Because she knows me. Because she deals with high-performing, anxious introverts quite often in her job. She laid out the plan and she offered solutions for eliminating obstacles without actually making it a fait accompli. I could think about it. I could think about it for a good long time, gear myself up, talk myself through it, explore every possibility, gird myself for NYC transit and NYC crowds.
It was a great trip. For one thing, I flew nonstop. My anxiety focused on getting to the airport with enough time to go through security even if there should be a hellacious line. Presenting my ID. Taking off my shoes. Walking into the big glass tube where I have to raise my hands in surrender and trust that the TSA officer hasn’t had a really shitty day.

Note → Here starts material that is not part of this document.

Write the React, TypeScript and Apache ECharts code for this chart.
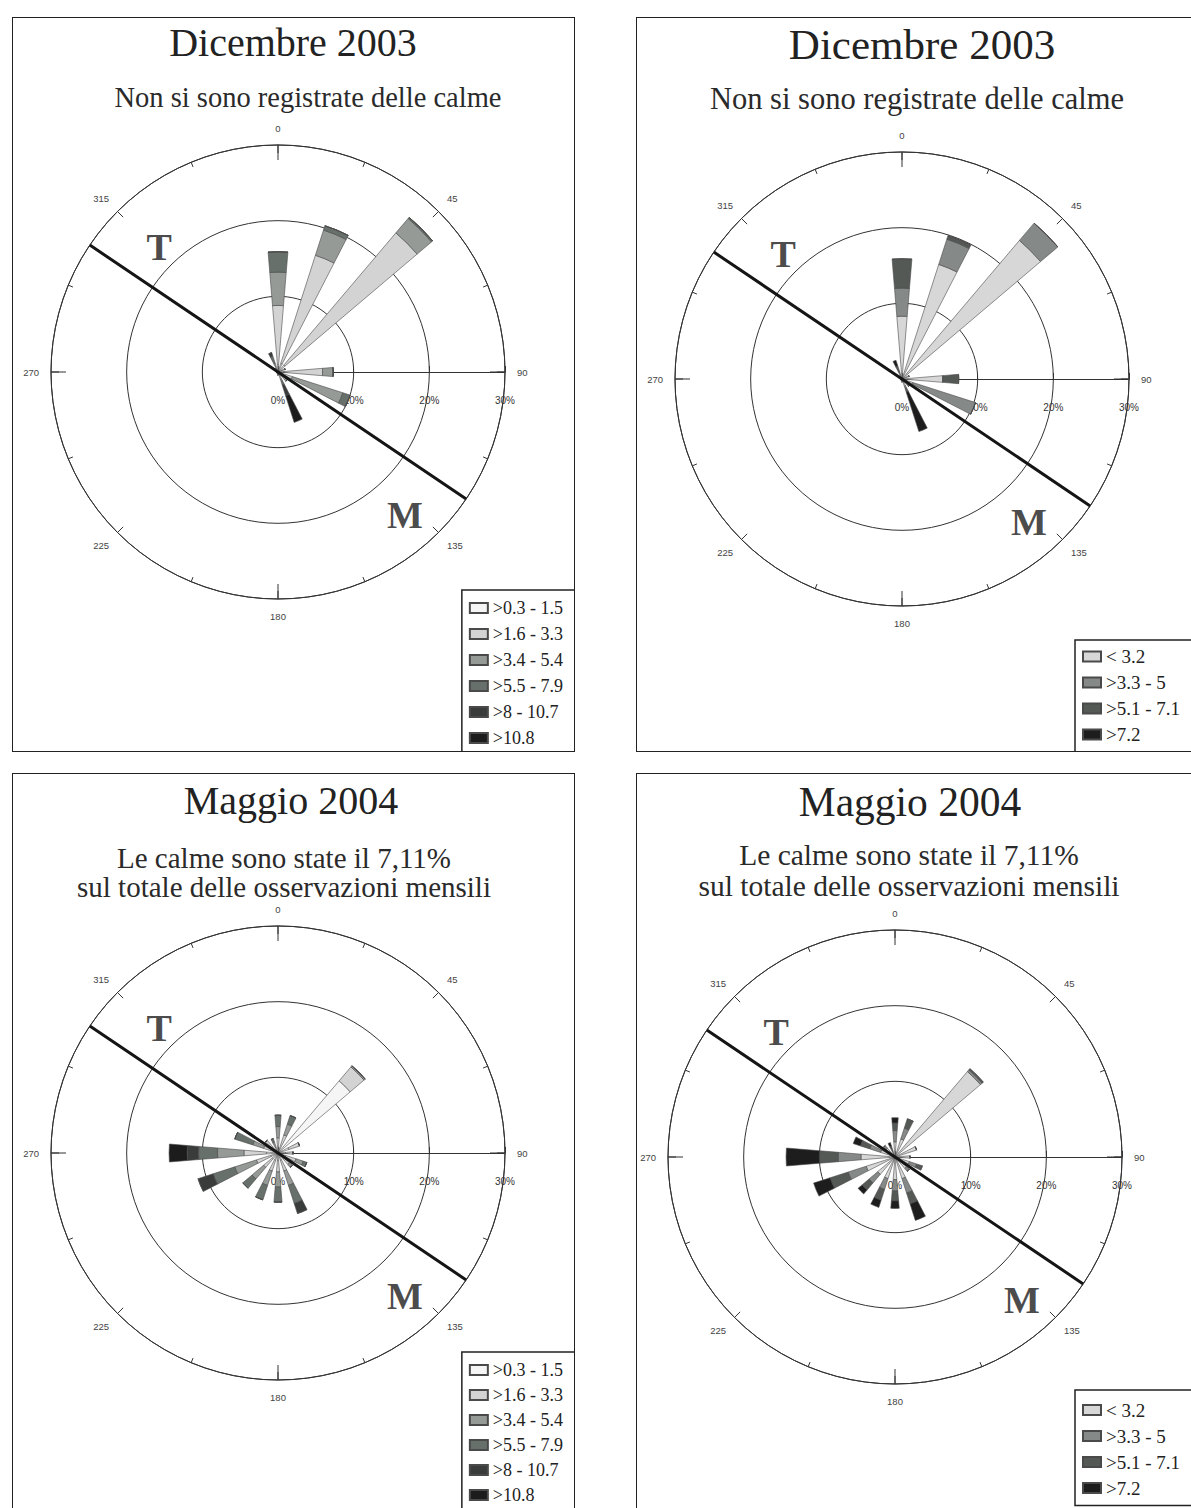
import React, { useEffect, useRef } from 'react';
import * as echarts from 'echarts';

// ---------- DATA ----------
const DIRECTIONS = ['N', 'NNE', 'NE', 'ENE', 'E', 'ESE', 'SE', 'SSE', 'S', 'SSW', 'SW', 'WSW', 'W', 'WNW', 'NW', 'NNW'];

const CLASSES_6 = ['>0.3 - 1.5', '>1.6 - 3.3', '>3.4 - 5.4', '>5.5 - 7.9', '>8 - 10.7', '>10.8'];
const CLASSES_4 = ['< 3.2', '>3.3 - 5', '>5.1 - 7.1', '>7.2'];

const PCT_TICKS = [0, 10, 20, 30];
const DEGREE_STEP = 45;

// Dicembre 2003 - 6 classes (% frequency per direction)
const DIC03_S1 = [1.0, 1.2, 1.2, 0.5, 0.8, 0.5, 0.5, 0.3, 0.4, 0.2, 0.2, 0.2, 0.2, 0.3, 0.3, 0.5];
const DIC03_S2 = [7.8, 15.0, 22.9, 0.5, 5.1, 1.5, 0.8, 0.7, 0, 0, 0, 0, 0, 0, 0.3, 0.3];
const DIC03_S3 = [4.4, 3.5, 2.5, 0, 1.4, 7.0, 0.3, 0.3, 0, 0, 0, 0, 0, 0, 0, 0.4];
const DIC03_S4 = [2.7, 0.6, 0.2, 0, 0, 1.0, 0, 0.5, 0, 0, 0, 0, 0, 0, 0, 1.0];
const DIC03_S5 = [0, 0, 0, 0, 0, 0, 0, 1.5, 0, 0, 0, 0, 0, 0, 0, 0.5];
const DIC03_S6 = [0, 0, 0, 0, 0, 0, 0, 3.7, 0, 0, 0, 0, 0, 0, 0, 0];

// Dicembre 2003 - 4 classes
const DIC03_K1 = [8.3, 15.9, 24.0, 1.0, 5.4, 1.5, 1.0, 1.0, 0.4, 0.2, 0.2, 0.2, 0.2, 0.4, 0.5, 0.6];
const DIC03_K2 = [3.7, 3.5, 3.0, 0, 0, 8.7, 0.3, 0.3, 0, 0, 0, 0, 0, 0, 0, 0.4];
const DIC03_K3 = [3.9, 0.5, 0, 0, 2.1, 0, 0, 0.5, 0, 0, 0, 0, 0, 0, 0, 0.8];
const DIC03_K4 = [0, 0, 0, 0, 0, 0, 0, 5.5, 0, 0, 0, 0, 0, 0, 0, 0.8];

// Maggio 2004 - 6 classes
const MAG04_S1 = [0.5, 0.5, 12.5, 1.5, 1.0, 1.0, 1.0, 1.0, 1.0, 1.0, 1.0, 1.0, 1.5, 1.0, 1.0, 0.5];
const MAG04_S2 = [1.5, 2.0, 2.4, 1.5, 1.0, 1.5, 1.0, 1.5, 1.5, 1.5, 1.5, 2.0, 3.0, 1.0, 1.2, 0.3];
const MAG04_S3 = [1.5, 1.5, 0.2, 0, 0, 1.0, 0.5, 2.0, 2.0, 2.0, 2.0, 3.0, 3.5, 1.5, 0, 0.7];
const MAG04_S4 = [1.5, 1.2, 0, 0, 0, 0.5, 0, 2.5, 2.0, 2.0, 1.6, 3.0, 2.5, 2.5, 0, 0.5];
const MAG04_S5 = [0, 0, 0, 0, 0, 0, 0, 1.4, 0, 0, 0, 2.1, 1.5, 0, 0, 0];
const MAG04_S6 = [0, 0, 0, 0, 0, 0, 0, 0, 0, 0, 0, 0, 2.4, 0, 0, 0];

// Maggio 2004 - 4 classes
const MAG04_K1 = [2.0, 2.5, 14.8, 3.0, 2.0, 2.0, 2.0, 3.0, 3.0, 3.0, 3.0, 4.0, 4.5, 2.0, 1.5, 0.5];
const MAG04_K2 = [1.5, 1.5, 0.3, 0, 0, 1.0, 0.5, 2.0, 1.5, 1.5, 1.5, 2.5, 3.0, 1.5, 0.5, 0.3];
const MAG04_K3 = [1.0, 1.3, 0.2, 0, 0, 0.8, 0, 1.5, 1.3, 1.5, 1.2, 2.5, 2.5, 1.3, 0, 0.7];
const MAG04_K4 = [0.7, 0, 0, 0, 0, 0, 0, 2.3, 1.0, 1.0, 0.7, 2.3, 4.4, 1.0, 0, 0.5];

// T - M reference line (bearing, degrees) and label positions [radius %, bearing]
const TM_BEARING = 124;
const T_LABEL_POS = [22.8, 316.5];
const M_LABEL_POS = [25.3, 138.5];

const TITLE_DIC = 'Dicembre 2003';
const SUB_DIC = 'Non si sono registrate delle calme';
const TITLE_MAG = 'Maggio 2004';
const SUB_MAG = 'Le calme sono state il 7,11%\nsul totale delle osservazioni mensili';

// ---------- STYLE ----------
const COLORS_6 = ['#f5f5f5', '#d3d3d3', '#959a97', '#67706b', '#3a3c3b', '#1c1c1c'];
const COLORS_4 = ['#d7d7d7', '#858987', '#545956', '#1d1d1d'];
const SERIF = '"Liberation Serif", "DejaVu Serif", serif';
const SANS = '"Liberation Sans", Arial, sans-serif';
const RADIUS_PX = 227;

const PANELS = [
  {
    key: 'p1', left: 12, top: 17, width: 563, height: 735, center: [266, 355],
    title: TITLE_DIC, sub: SUB_DIC, classes: CLASSES_6, colors: COLORS_6,
    values: [DIC03_S1, DIC03_S2, DIC03_S3, DIC03_S4, DIC03_S5, DIC03_S6],
    main: { size: 40, lh: 44, top: 3, cx: 281 },
    subt: { size: 28.5, lh: 32, top: 64, cx: 296 },
    legend: { right: 0, bottom: 0, itemGap: 8, padding: [9, 12, 5, 7], fontSize: 18 },
  },
  {
    key: 'p2', left: 636, top: 17, width: 570, height: 735, center: [266, 362],
    title: TITLE_DIC, sub: SUB_DIC, classes: CLASSES_4, colors: COLORS_4,
    values: [DIC03_K1, DIC03_K2, DIC03_K3, DIC03_K4],
    main: { size: 43, lh: 47, top: 3.5, cx: 286 },
    subt: { size: 30.5, lh: 34, top: 65, cx: 281 },
    legend: { left: 439, bottom: 0, itemGap: 7, padding: [7, 14, 8, 7], fontSize: 19 },
  },
  {
    key: 'p3', left: 12, top: 773, width: 563, height: 737, center: [266, 380],
    title: TITLE_MAG, sub: SUB_MAG, classes: CLASSES_6, colors: COLORS_6,
    values: [MAG04_S1, MAG04_S2, MAG04_S3, MAG04_S4, MAG04_S5, MAG04_S6],
    main: { size: 40, lh: 44, top: 5, cx: 279 },
    subt: { size: 29, lh: 29, top: 70.5, cx: 272 },
    legend: { right: 0, bottom: 0, itemGap: 7, padding: [9, 12, 6, 7], fontSize: 18 },
  },
  {
    key: 'p4', left: 636, top: 773, width: 570, height: 737, center: [259, 384],
    title: TITLE_MAG, sub: SUB_MAG, classes: CLASSES_4, colors: COLORS_4,
    values: [MAG04_K1, MAG04_K2, MAG04_K3, MAG04_K4],
    main: { size: 41.5, lh: 45, top: 6.5, cx: 274 },
    subt: { size: 29.5, lh: 31, top: 66.5, cx: 273 },
    legend: { left: 439, bottom: 4.5, itemGap: 7, padding: [10.5, 14, 8, 7], fontSize: 19 },
  },
];

function buildOption(p: any) {
  const polarBase = { center: p.center, radius: RADIUS_PX };
  const maxPct = PCT_TICKS[PCT_TICKS.length - 1];
  const pctStep = PCT_TICKS[1] - PCT_TICKS[0];
  const { fontSize: legendFont, ...legendPos } = p.legend;

  const bars = p.classes.map((name: string, i: number) => ({
    type: 'bar',
    name,
    coordinateSystem: 'polar',
    polarIndex: 0,
    stack: 'rose',
    barWidth: '42%',
    data: p.values[i],
    itemStyle: { color: p.colors[i], borderColor: '#4a4a4a', borderWidth: 0.6 },
    z: 3,
  }));

  return {
    animation: false,
    backgroundColor: '#ffffff',
    title: [
      {
        text: p.title,
        left: p.main.cx,
        textAlign: 'center',
        top: p.main.top,
        padding: 0,
        textStyle: { fontFamily: SERIF, fontSize: p.main.size, fontWeight: 'normal', color: '#222', lineHeight: p.main.lh },
      },
      {
        text: p.sub,
        left: p.subt.cx,
        textAlign: 'center',
        top: p.subt.top,
        padding: 0,
        textStyle: { fontFamily: SERIF, fontSize: p.subt.size, fontWeight: 'normal', color: '#2a2a2a', lineHeight: p.subt.lh },
      },
    ],
    legend: {
      ...legendPos,
      data: p.classes,
      orient: 'vertical',
      icon: 'rect',
      itemWidth: 18,
      itemHeight: 10,
      selectedMode: false,
      backgroundColor: '#fff',
      borderColor: '#222',
      borderWidth: 1.5,
      borderRadius: 0,
      textStyle: { fontFamily: SERIF, fontSize: legendFont, color: '#222', lineHeight: 16 },
    },
    polar: [polarBase, polarBase, polarBase, polarBase],
    angleAxis: [
      {
        polarIndex: 0, type: 'category', data: DIRECTIONS, startAngle: 90 + 360 / DIRECTIONS.length / 2,
        clockwise: true, boundaryGap: true,
        axisLine: { show: false }, axisTick: { show: false }, axisLabel: { show: false }, splitLine: { show: false },
      },
      {
        polarIndex: 1, type: 'value', min: 0, max: 360, startAngle: 0, show: false,
      },
      {
        polarIndex: 2, type: 'value', min: 0, max: 360, interval: DEGREE_STEP, startAngle: 90, clockwise: true,
        axisLine: { show: true, lineStyle: { color: '#333', width: 1 } },
        axisTick: { show: true, inside: true, length: 8, lineStyle: { color: '#333', width: 1 } },
        minorTick: { show: true, splitNumber: 2, length: 5, lineStyle: { color: '#333', width: 1 } },
        axisLabel: {
          show: true, margin: 12, fontSize: 9.5, fontFamily: SANS, color: '#444',
          formatter: (v: number) => (v >= 360 ? '' : String(v)),
        },
        splitLine: { show: false },
      },
      {
        polarIndex: 3, type: 'value', min: 0, max: 360, interval: 90, startAngle: 90, clockwise: true,
        axisLine: { show: false },
        axisTick: { show: true, inside: true, length: 15, lineStyle: { color: '#333', width: 1 } },
        axisLabel: { show: false }, splitLine: { show: false },
      },
    ],
    radiusAxis: [
      { polarIndex: 0, type: 'value', min: 0, max: maxPct, show: false },
      {
        polarIndex: 1, type: 'value', min: 0, max: maxPct, interval: pctStep,
        axisLine: { show: true, lineStyle: { color: '#333', width: 1 } },
        axisTick: { show: true, inside: true, length: 6, lineStyle: { color: '#333' } },
        axisLabel: { show: true, formatter: '{value}%', margin: -33, fontSize: 10, fontFamily: SANS, color: '#333' },
        splitLine: { show: true, lineStyle: { color: '#333', width: 1 } },
      },
      { polarIndex: 2, type: 'value', min: 0, max: maxPct, show: false },
      { polarIndex: 3, type: 'value', min: 0, max: maxPct, show: false },
    ],
    series: [
      ...bars,
      {
        type: 'line',
        name: 'T-M',
        coordinateSystem: 'polar',
        polarIndex: 2,
        data: [[maxPct, TM_BEARING + 180], [0, TM_BEARING], [maxPct, TM_BEARING]],
        symbol: 'none',
        lineStyle: { color: '#151515', width: 3 },
        z: 6,
        silent: true,
      },
      {
        type: 'scatter',
        name: 'labels',
        coordinateSystem: 'polar',
        polarIndex: 2,
        symbolSize: 1,
        itemStyle: { color: 'rgba(0,0,0,0)' },
        data: [
          { name: 'T', value: T_LABEL_POS },
          { name: 'M', value: M_LABEL_POS },
        ],
        label: {
          show: true, position: 'inside', formatter: '{b}',
          fontFamily: SERIF, fontWeight: 'bold', fontSize: 38, color: '#1a1a1a',
        },
        z: 7,
        silent: true,
      },
    ],
  };
}

function Panel({ p }: { p: any }) {
  const ref = useRef<HTMLDivElement>(null);
  useEffect(() => {
    const chart = echarts.init(ref.current as HTMLDivElement, null, { renderer: 'svg' });
    chart.setOption(buildOption(p));
    return () => chart.dispose();
  }, [p]);
  return (
    <div style={{ position: 'absolute', left: p.left, top: p.top, width: p.width, height: p.height }}>
      <div ref={ref} style={{ position: 'absolute', left: 0, top: 0, width: p.width, height: p.height }} />
      <div
        style={{
          position: 'absolute', left: 0, top: 0, width: p.width, height: p.height,
          border: '1.5px solid #222', boxSizing: 'border-box', pointerEvents: 'none',
        }}
      />
    </div>
  );
}

export default function App() {
  return (
    <div style={{ position: 'absolute', left: 0, top: 0, width: 1191, height: 1508, overflow: 'hidden', background: '#fff' }}>
      {PANELS.map((p) => (
        <Panel key={p.key} p={p} />
      ))}
    </div>
  );
}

Once I was on that flight, I was done. All my anxiety subsided into the low-level tide that keeps me motivated and self-aware and rational-thinking. Inspiration instead of perspiration.
In New York itself, my friends did all the orienteering. I’m crap with maps. I’m worse with cardinal directions. I get turned around just turning around. They led the way and showed me where to go and talked me through every plan we had for me venturing out on my own. We rode the subway exactly once and that was to allow us to walk the Brooklyn Bridge back into Manhattan. We averaged 100 blocks of walking a day. But we were above ground, out of the crush and schedule and – of course – out of the anxiety.
It was the best NYC experience of my life. My friends are smart, and they’re also rather take charge, and I sat back and enjoyed the full experience.
It really was the full NYC experience, as I hadn’t experienced it in the two times previous. And here’s the thing: I know this sounds neurotic. I know you don’t have this anxiety and you walk into the airport an hour before your flight and stand in that security line and you make your plane every time. I know it happens. I know there are other ways of living.
I know it sounds, to you, like my life is so small or narrow or faded. But the thing is – it’s not. I do a lot of things. Paris, Cleveland, Baltimore, NYC, San Francisco. Three novels. Another on its way. A group of international friends who encourage and strive and create some seriously amazing things. A constant questioning nature that keeps my spiritual life in flux. A family whose sarcasm is so sharp and en pointe that most of my days are filled with me laughing at myself. And even if this sounds like protesting too much, I know the anxiety doesn’t hold me back. But it’s the first time I’ve completely worked with it to allow myself to be in the moment.
I can’t turn my brain off. I can’t quiet the thinking. I won’t. It provides these words, and it adds a nuance and flavor to every experience that is somehow more.